Only the lines from the start of the data below through the line that contains "yticks = [0, 10, 20, 30, 40, 50, 60]" are to be copied, exactly and without pictures.

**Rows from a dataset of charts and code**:
## Start
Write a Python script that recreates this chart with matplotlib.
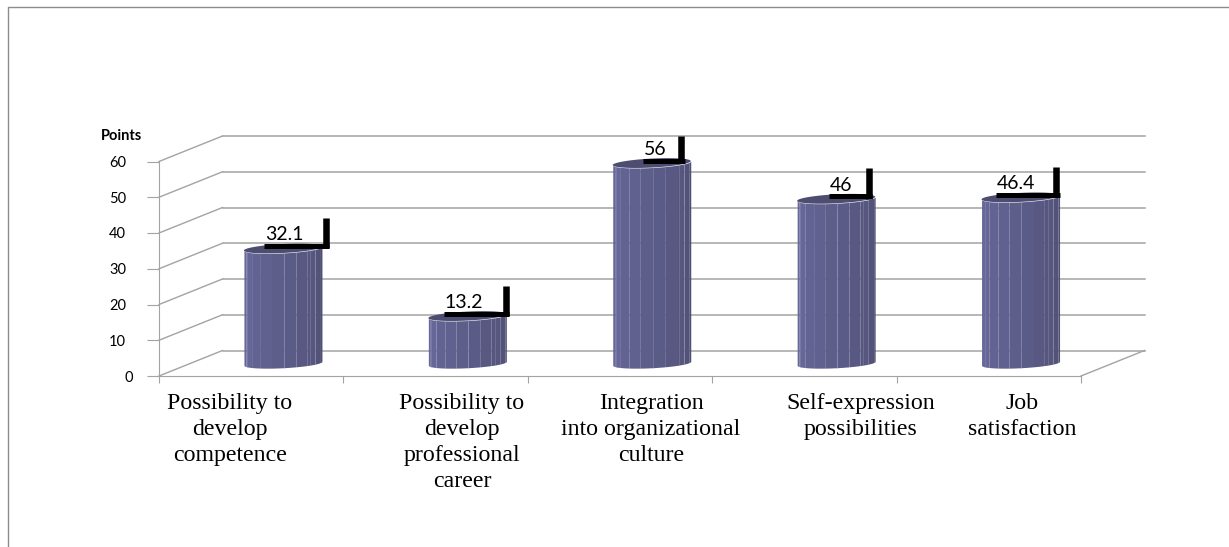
import matplotlib
matplotlib.use('Agg')
import matplotlib.pyplot as plt
import numpy as np

categories = ['Possibility to\ndevelop\ncompetence',
              'Possibility to\ndevelop\nprofessional\ncareer',
              'Integration\ninto organizational\nculture',
              'Self-expression\npossibilities',
              'Job\nsatisfaction']
values = [32.1, 13.2, 56, 46, 46.4]
value_labels = ['32.1', '13.2', '56', '46', '46.4']
yticks = [0, 10, 20, 30, 40, 50, 60]

W, H = 1229, 547
grid_col = '#a3a3a3'
side_cols = ['#67679a', '#666698', '#636393', '#61618f', '#5e5e8b', '#5b5b87', '#585882', '#56567e', '#53537a', '#505076']

# callout lines, px offsets from bar centre
call_left = [-19, -23.5, -9, -7, -25]
call_right = [46, 41.5, 33, 36, 39]
# centre of the category labels in px
label_x = [230, 462, 651, 861, 1022]

fig = plt.figure(figsize=(W / 100, H / 100), dpi=100)
ax = fig.add_axes([159 / W, 1 - 376 / H, (1081 - 159) / W, (376 - 161.5) / H])
ax.set_xlim(0, 5)
ax.set_ylim(0, 60)
px_x = (1081 - 159) / 5
px_y = (376 - 161.5) / 60
dx = 63.5 / px_x
dy = 25.5 / px_y

# outer frame
fig.add_artist(plt.Line2D([8 / W, 8 / W, 1], [0, 1 - 7 / H, 1 - 7 / H], color='#8c8c8c', lw=1))

# walls
for v in yticks:
    ax.plot([0, dx], [v, v + dy], color=grid_col, lw=1, clip_on=False, zorder=1)
    ax.plot([dx, 5 + dx], [v + dy, v + dy], color=grid_col, lw=1.1, clip_on=False, zorder=1)
ax.plot([5, 5 + dx], [0, dy], color=grid_col, lw=1, clip_on=False, zorder=1)

# cylinders
half_w = 39 / px_x
for i, v in enumerate(values):
    cx = i + 0.5 + dx / 2
    base = dy / 2
    top = v + dy / 2
    t = np.linspace(np.pi, 0, 80)
    ex = cx + half_w * np.cos(t)
    # front edge of the tilted ellipse
    front = (-4.5 * np.sin(t) + 2 * np.cos(t)) / px_y
    edges = np.linspace(0, 80, len(side_cols) + 1).astype(int)
    for k, c in enumerate(side_cols):
        a, b = edges[k], min(edges[k + 1] + 1, 80)
        ax.fill_between(ex[a:b], base + front[a:b], top + front[a:b], color=c, lw=0, zorder=3, clip_on=False)
    for k in [10, 40, 59, 64]:
        ax.plot([ex[k], ex[k]], [base + front[k], top + front[k]], color='#9a9ac4', lw=0.6, alpha=0.4, zorder=4, clip_on=False)
    t2 = np.linspace(0, 2 * np.pi, 100)
    ax.fill(cx + half_w * np.cos(t2), top + (4.5 * np.sin(t2) + 2 * np.cos(t2)) / px_y, color='#4d4d72', lw=0, zorder=5, clip_on=False)

    # black callout
    ly = top + 2.5 / px_y
    x0 = cx + call_left[i] / px_x
    x1 = cx + call_right[i] / px_x
    ax.plot([x0, x1], [ly, ly], color='black', lw=3.6, solid_capstyle='butt', zorder=6, clip_on=False)
    xv = x1 - 3.3 / px_x
    ax.plot([xv, xv], [ly - 2.5 / px_y, min(ly + 28 / px_y, 60 + dy)], color='black', lw=4.7, solid_capstyle='butt', zorder=6, clip_on=False)
    ax.text(x0 + 1 / px_x, ly + 5.5 / px_y, value_labels[i], family='Lato', fontsize=14, color='black',
            ha='left', va='baseline', zorder=7, clip_on=False)

# axes
for s in ['top', 'right']:
    ax.spines[s].set_visible(False)
for s in ['left', 'bottom']:
    ax.spines[s].set_color(grid_col)
ax.patch.set_alpha(0)
ax.set_xticks(range(6))
ax.set_xticklabels([])
ax.set_yticks(yticks)
ax.set_yticklabels([])
ax.tick_params(axis='x', color=grid_col, length=5, width=0.8)
ax.tick_params(axis='y', color=grid_col, length=8.6, width=0.8)
for v in yticks:
    right_edge = 133 if v == 0 else 126
    ax.text((right_edge - 159) / px_x, v - 1.5 / px_y, str(v), family='Lato', fontsize=10.5,
            ha='right', va='center', clip_on=False)

ax.text((101 - 159) / px_x, 60 + (161.5 - 135.5) / px_y, 'Points', family='Lato', fontweight='bold',
        fontsize=10.5, ha='left', va='center', clip_on=False)

for x, c in zip(label_x, categories):
    ax.text((x - 159) / px_x, -(393 - 376) / px_y, c, family='Liberation Serif', fontsize=17.2,
            ha='center', va='top', linespacing=1.31, clip_on=False)

fig.savefig('out.png', dpi=100)
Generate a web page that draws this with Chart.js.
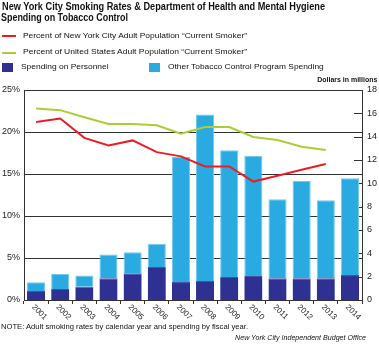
<!DOCTYPE html>
<html>
<head>
<meta charset="utf-8">
<script src="https://cdn.jsdelivr.net/npm/chart.js@4"></script>
<style>
  body { margin: 0; background: #fff; }
  #wrap { position: relative; width: 379px; height: 345px; font-family: "Liberation Sans", Arial, sans-serif; color: #111; }
  #wrap canvas { position: absolute; left: 0; top: 0; }
  .t { position: absolute; white-space: nowrap; line-height: 1; transform-origin: left top; }
  .r { transform-origin: right top; }
  .title { font-weight: bold; font-size: 10px; }
  .leg { font-size: 8px; }
  .swatch { position: absolute; }
</style>
</head>
<body>
<div id="wrap">
  <canvas id="grafica" width="379" height="345"></canvas>
  <div class="t title" style="left:2px;top:1.5px" data-w="323">New York City Smoking Rates &amp; Department of Health and Mental Hygiene</div>
  <div class="t title" style="left:1px;top:12.8px" data-w="127">Spending on Tobacco Control</div>
  <div id="leyenda"></div>
  <div class="t r" style="right:2px;top:76px;font-size:7px;font-weight:bold" data-w="60">Dollars in millions</div>
  <div class="t" style="left:1px;top:322.8px;font-size:7px" data-w="247">NOTE: Adult smoking rates by calendar year and spending by fiscal year.</div>
  <div class="t r" style="right:13px;top:334px;font-size:7px;font-style:italic" data-w="131">New York City Independent Budget Office</div>
</div>
<script>
const years = ["2001", "2002", "2003", "2004", "2005", "2006", "2007", "2008", "2009", "2010", "2011", "2012", "2013", "2014"];
// millions of dollars
const personnel = [0.77, 0.94, 1.14, 1.86, 2.3, 2.83, 1.54, 1.63, 1.97, 2.06, 1.86, 1.86, 1.86, 2.14];
const otherSpending = [0.75, 1.29, 0.96, 2.04, 1.8, 2.0, 10.71, 14.27, 10.86, 10.28, 6.77, 8.34, 6.68, 8.29];
// percent current smokers, calendar year
const nycRate = [21.2, 21.6, 19.3, 18.4, 19.0, 17.6, 17.1, 15.9, 15.9, 14.1, 14.8, 15.5, 16.2, null];
const usRate = [22.8, 22.6, 21.75, 20.95, 20.95, 20.8, 19.8, 20.6, 20.6, 19.4, 19.05, 18.25, 17.85, null];

const pctTicks = { min: 0, max: 25, step: 5 };
const dollarTicks = { min: 0, max: 18, step: 2 };

const FONT = '"Liberation Sans", Arial, sans-serif';

// year labels turned clockwise
const etiquetasX = {
  id: "etiquetasX",
  afterDraw(chart) {
    const { ctx } = chart;
    const x = chart.scales.x;
    ctx.save();
    ctx.font = "8px " + FONT;
    ctx.fillStyle = "#222";
    ctx.textAlign = "left";
    ctx.textBaseline = "middle";
    chart.data.labels.forEach((lab, i) => {
      const px = x.getPixelForValue(i);
      ctx.save();
      ctx.translate(px - 3, x.top + 6);
      ctx.rotate(Math.PI / 4);
      ctx.fillText(lab, 0, 0);
      ctx.restore();
    });
    ctx.restore();
  }
};

// short tick marks inside the right axis, under the bars
const marcasDerecha = {
  id: "marcasDerecha",
  beforeDatasetsDraw(chart) {
    const { ctx } = chart;
    const y2 = chart.scales.y2;
    ctx.save();
    ctx.strokeStyle = "#333";
    ctx.lineWidth = 1;
    y2.ticks.forEach(t => {
      const py = Math.round(y2.getPixelForValue(t.value)) + 0.5;
      ctx.beginPath();
      ctx.moveTo(y2.left - 8, py);
      ctx.lineTo(y2.left, py);
      ctx.stroke();
    });
    ctx.restore();
  }
};

const chart = new Chart(document.getElementById("grafica"), {
  data: {
    labels: years,
    datasets: [
      {
        type: "line",
        label: "Percent of New York City Adult Population \u201cCurrent Smoker\u201d",
        data: nycRate,
        borderColor: "#ed1c24",
        backgroundColor: "#ed1c24",
        borderWidth: 2,
        pointRadius: 0,
        yAxisID: "y",
        order: 0
      },
      {
        type: "line",
        label: "Percent of United States Adult Population \u201cCurrent Smoker\u201d",
        data: usRate,
        borderColor: "#a8cf38",
        backgroundColor: "#a8cf38",
        borderWidth: 2,
        pointRadius: 0,
        yAxisID: "y",
        order: 0
      },
      {
        type: "bar",
        label: "Spending on Personnel",
        data: personnel,
        backgroundColor: "#2e3192",
        borderColor: "#4b4fa6",
        borderWidth: { top: 1, left: 0, right: 0, bottom: 0 },
        yAxisID: "y2",
        stack: "gasto",
        order: 1
      },
      {
        type: "bar",
        label: "Other Tobacco Control Program Spending",
        data: otherSpending,
        backgroundColor: "#29abe2",
        borderColor: "#74c9ee",
        borderWidth: { top: 1, left: 1, right: 1, bottom: 0 },
        yAxisID: "y2",
        stack: "gasto",
        order: 1
      }
    ]
  },
  options: {
    responsive: false,
    animation: false,
    layout: { padding: { top: 90, left: 0, right: 0, bottom: 0 } },
    datasets: { bar: { categoryPercentage: 1, barPercentage: 0.75 } },
    plugins: { legend: { display: false }, tooltip: { enabled: false } },
    scales: {
      x: {
        stacked: true,
        grid: { offset: true, drawOnChartArea: false, tickLength: 4, color: "#333" },
        border: { color: "#333" },
        ticks: { display: false },
        afterFit(s) { s.height = 45; }
      },
      y: {
        position: "left",
        stacked: false,
        min: pctTicks.min,
        max: pctTicks.max,
        ticks: { stepSize: pctTicks.step, callback: v => v + "%", font: { size: 9, family: FONT }, color: "#222", padding: 4 },
        grid: { color: "#333", drawTicks: false },
        border: { color: "#333" },
        afterFit(s) { s.width = 24; }
      },
      y2: {
        position: "right",
        stacked: true,
        min: dollarTicks.min,
        max: dollarTicks.max,
        ticks: { stepSize: dollarTicks.step, font: { size: 9, family: FONT }, color: "#222", padding: 5 },
        grid: { display: false, drawTicks: false },
        border: { display: true, color: "#333" },
        afterFit(s) { s.width = 17; }
      }
    }
  },
  plugins: [marcasDerecha, etiquetasX]
});

// legend from the datasets, placed like the original
const posLeyenda = [
  { x: 2, y: 31.5, w: 224 },
  { x: 2, y: 48.2, w: 224 },
  { x: 2, y: 63.2, w: 87.6 },
  { x: 149, y: 63.2, w: 155.7 }
];
document.getElementById("leyenda").innerHTML = chart.data.datasets.map((d, i) => {
  const p = posLeyenda[i];
  const color = d.backgroundColor;
  if (d.type === "line") {
    return `<div class="swatch" style="left:${p.x}px;top:${p.y + 3.8}px;width:14px;height:2px;background:${color}"></div>` +
      `<div class="t leg" style="left:${p.x + 21}px;top:${p.y}px" data-w="${p.w}">${d.label}</div>`;
  }
  return `<div class="swatch" style="left:${p.x}px;top:${p.y - 0.5}px;width:11px;height:9px;background:${color}"></div>` +
    `<div class="t leg" style="left:${p.x + 19}px;top:${p.y}px" data-w="${p.w}">${d.label}</div>`;
}).join("");

function ajustarTextos() {
  document.querySelectorAll("[data-w]").forEach(el => {
    el.style.transform = "none";
    const w = el.getBoundingClientRect().width;
    el.style.transform = `scaleX(${Number(el.dataset.w) / w})`;
  });
}
ajustarTextos();
</script>
</body>
</html>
## End
**Expected answer**:
Write a Python script that recreates this chart with matplotlib.
import matplotlib
matplotlib.use('Agg')
import matplotlib.pyplot as plt
import numpy as np

categories = ['Possibility to\ndevelop\ncompetence',
              'Possibility to\ndevelop\nprofessional\ncareer',
              'Integration\ninto organizational\nculture',
              'Self-expression\npossibilities',
              'Job\nsatisfaction']
values = [32.1, 13.2, 56, 46, 46.4]
value_labels = ['32.1', '13.2', '56', '46', '46.4']
yticks = [0, 10, 20, 30, 40, 50, 60]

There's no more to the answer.